Material provided »
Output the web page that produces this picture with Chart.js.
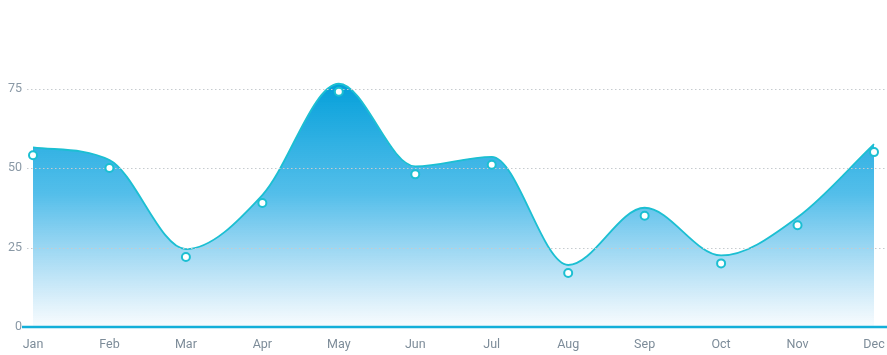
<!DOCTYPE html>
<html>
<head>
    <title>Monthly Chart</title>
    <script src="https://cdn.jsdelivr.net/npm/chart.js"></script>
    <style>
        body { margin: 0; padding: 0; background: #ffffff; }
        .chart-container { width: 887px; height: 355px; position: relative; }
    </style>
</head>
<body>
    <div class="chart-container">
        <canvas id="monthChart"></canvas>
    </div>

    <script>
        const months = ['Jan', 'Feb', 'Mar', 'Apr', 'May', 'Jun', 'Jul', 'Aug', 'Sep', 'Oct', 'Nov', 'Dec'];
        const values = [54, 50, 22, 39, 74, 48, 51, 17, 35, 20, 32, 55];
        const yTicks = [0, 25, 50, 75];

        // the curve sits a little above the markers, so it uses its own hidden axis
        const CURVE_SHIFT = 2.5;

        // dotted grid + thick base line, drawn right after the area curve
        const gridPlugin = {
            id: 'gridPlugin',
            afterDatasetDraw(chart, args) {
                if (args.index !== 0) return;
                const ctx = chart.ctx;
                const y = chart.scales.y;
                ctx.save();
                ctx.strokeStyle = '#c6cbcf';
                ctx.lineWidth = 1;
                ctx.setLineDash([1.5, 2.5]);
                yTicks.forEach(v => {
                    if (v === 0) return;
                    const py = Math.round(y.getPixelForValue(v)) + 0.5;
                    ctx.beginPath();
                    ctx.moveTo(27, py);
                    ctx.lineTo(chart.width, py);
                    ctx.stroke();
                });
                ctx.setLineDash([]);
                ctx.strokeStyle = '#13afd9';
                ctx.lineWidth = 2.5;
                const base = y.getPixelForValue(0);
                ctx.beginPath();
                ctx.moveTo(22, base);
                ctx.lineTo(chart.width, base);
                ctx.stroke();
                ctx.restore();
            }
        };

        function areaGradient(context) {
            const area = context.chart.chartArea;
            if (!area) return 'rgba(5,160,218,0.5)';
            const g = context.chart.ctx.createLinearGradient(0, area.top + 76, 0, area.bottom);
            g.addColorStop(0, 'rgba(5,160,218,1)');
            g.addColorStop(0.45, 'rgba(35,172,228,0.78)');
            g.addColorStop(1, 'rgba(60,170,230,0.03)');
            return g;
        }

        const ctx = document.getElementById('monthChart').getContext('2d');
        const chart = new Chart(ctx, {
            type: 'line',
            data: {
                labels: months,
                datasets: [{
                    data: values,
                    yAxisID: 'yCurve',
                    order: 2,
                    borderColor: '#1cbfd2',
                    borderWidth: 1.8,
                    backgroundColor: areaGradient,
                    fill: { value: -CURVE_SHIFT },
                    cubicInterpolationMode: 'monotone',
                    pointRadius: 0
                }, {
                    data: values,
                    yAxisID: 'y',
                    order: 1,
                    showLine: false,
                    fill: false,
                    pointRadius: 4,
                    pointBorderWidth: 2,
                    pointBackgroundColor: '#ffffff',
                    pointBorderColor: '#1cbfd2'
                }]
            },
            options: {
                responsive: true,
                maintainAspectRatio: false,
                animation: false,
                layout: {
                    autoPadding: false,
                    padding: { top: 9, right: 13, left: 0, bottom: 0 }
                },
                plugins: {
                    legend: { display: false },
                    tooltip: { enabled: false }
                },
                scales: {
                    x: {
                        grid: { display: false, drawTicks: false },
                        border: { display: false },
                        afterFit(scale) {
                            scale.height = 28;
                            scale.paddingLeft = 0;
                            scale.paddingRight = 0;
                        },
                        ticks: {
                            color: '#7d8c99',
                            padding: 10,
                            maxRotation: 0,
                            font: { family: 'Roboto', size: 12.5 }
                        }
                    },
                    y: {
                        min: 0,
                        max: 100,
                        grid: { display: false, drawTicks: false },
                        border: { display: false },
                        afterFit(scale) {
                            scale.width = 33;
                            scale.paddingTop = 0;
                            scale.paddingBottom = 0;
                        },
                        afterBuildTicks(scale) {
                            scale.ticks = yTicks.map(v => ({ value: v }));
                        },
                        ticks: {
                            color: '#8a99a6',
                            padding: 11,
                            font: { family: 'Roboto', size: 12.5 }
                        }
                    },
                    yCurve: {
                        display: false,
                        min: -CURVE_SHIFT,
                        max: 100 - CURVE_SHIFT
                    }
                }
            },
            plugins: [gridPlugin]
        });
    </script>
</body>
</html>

---

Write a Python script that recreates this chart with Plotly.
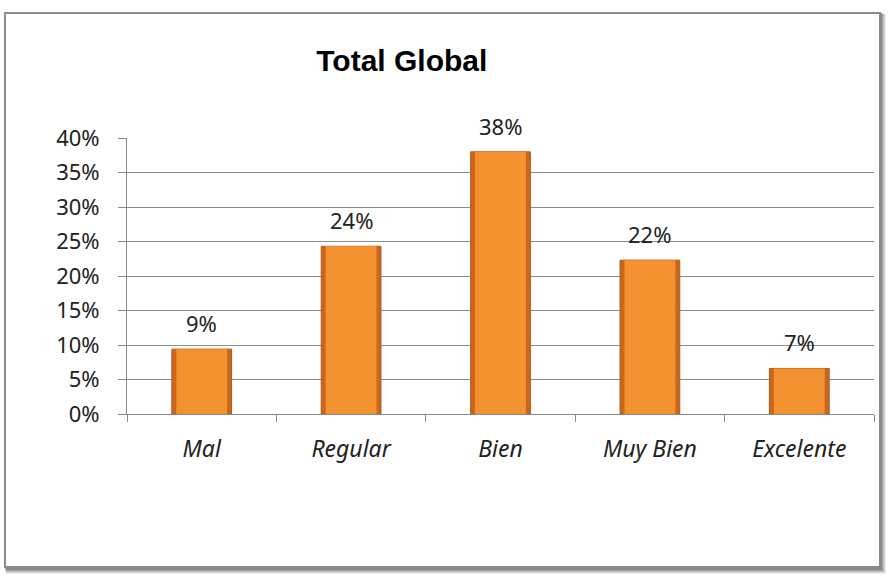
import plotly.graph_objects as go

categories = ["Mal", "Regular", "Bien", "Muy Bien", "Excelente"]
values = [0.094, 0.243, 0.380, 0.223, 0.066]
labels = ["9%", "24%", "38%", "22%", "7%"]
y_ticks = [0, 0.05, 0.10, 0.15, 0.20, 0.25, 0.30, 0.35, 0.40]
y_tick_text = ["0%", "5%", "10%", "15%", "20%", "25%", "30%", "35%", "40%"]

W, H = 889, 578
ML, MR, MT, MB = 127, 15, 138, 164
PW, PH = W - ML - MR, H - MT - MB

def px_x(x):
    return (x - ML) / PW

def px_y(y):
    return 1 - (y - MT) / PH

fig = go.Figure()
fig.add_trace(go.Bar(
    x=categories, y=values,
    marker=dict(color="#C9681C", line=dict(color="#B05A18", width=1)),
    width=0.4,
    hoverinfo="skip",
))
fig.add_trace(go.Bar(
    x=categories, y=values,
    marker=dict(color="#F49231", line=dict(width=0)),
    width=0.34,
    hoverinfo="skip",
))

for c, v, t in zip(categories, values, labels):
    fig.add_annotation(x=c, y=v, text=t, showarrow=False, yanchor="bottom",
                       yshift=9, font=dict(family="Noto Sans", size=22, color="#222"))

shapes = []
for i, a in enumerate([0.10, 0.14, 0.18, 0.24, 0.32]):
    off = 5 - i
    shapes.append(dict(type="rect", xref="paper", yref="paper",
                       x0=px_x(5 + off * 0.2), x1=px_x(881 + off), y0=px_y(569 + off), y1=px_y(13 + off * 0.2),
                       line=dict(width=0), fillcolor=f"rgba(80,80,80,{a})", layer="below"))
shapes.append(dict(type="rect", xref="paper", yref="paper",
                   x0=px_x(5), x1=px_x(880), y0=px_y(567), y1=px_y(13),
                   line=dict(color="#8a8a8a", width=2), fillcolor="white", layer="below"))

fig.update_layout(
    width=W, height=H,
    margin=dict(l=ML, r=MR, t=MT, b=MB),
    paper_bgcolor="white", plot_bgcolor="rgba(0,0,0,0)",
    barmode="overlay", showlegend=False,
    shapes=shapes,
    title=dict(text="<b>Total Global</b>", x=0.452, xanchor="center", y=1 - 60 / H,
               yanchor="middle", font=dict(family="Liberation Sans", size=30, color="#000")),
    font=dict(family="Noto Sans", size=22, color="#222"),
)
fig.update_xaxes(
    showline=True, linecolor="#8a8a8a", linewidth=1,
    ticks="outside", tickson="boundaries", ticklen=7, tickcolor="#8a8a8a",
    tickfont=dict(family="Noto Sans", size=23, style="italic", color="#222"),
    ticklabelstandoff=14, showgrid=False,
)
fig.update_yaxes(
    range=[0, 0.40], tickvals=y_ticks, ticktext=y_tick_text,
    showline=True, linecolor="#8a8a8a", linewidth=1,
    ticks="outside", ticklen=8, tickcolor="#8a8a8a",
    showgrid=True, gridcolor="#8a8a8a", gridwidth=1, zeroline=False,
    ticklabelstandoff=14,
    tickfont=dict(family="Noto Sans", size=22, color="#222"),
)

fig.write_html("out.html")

Objective »
Start at the line containing "Output the web" and stop at the line containing "const CURVE_SHIFT = 2.5;"; transcribe those lines exactly, skipping pictures.

Response for this exercise »
Output the web page that produces this picture with Chart.js.
<!DOCTYPE html>
<html>
<head>
    <title>Monthly Chart</title>
    <script src="https://cdn.jsdelivr.net/npm/chart.js"></script>
    <style>
        body { margin: 0; padding: 0; background: #ffffff; }
        .chart-container { width: 887px; height: 355px; position: relative; }
    </style>
</head>
<body>
    <div class="chart-container">
        <canvas id="monthChart"></canvas>
    </div>

    <script>
        const months = ['Jan', 'Feb', 'Mar', 'Apr', 'May', 'Jun', 'Jul', 'Aug', 'Sep', 'Oct', 'Nov', 'Dec'];
        const values = [54, 50, 22, 39, 74, 48, 51, 17, 35, 20, 32, 55];
        const yTicks = [0, 25, 50, 75];

        // the curve sits a little above the markers, so it uses its own hidden axis
        const CURVE_SHIFT = 2.5;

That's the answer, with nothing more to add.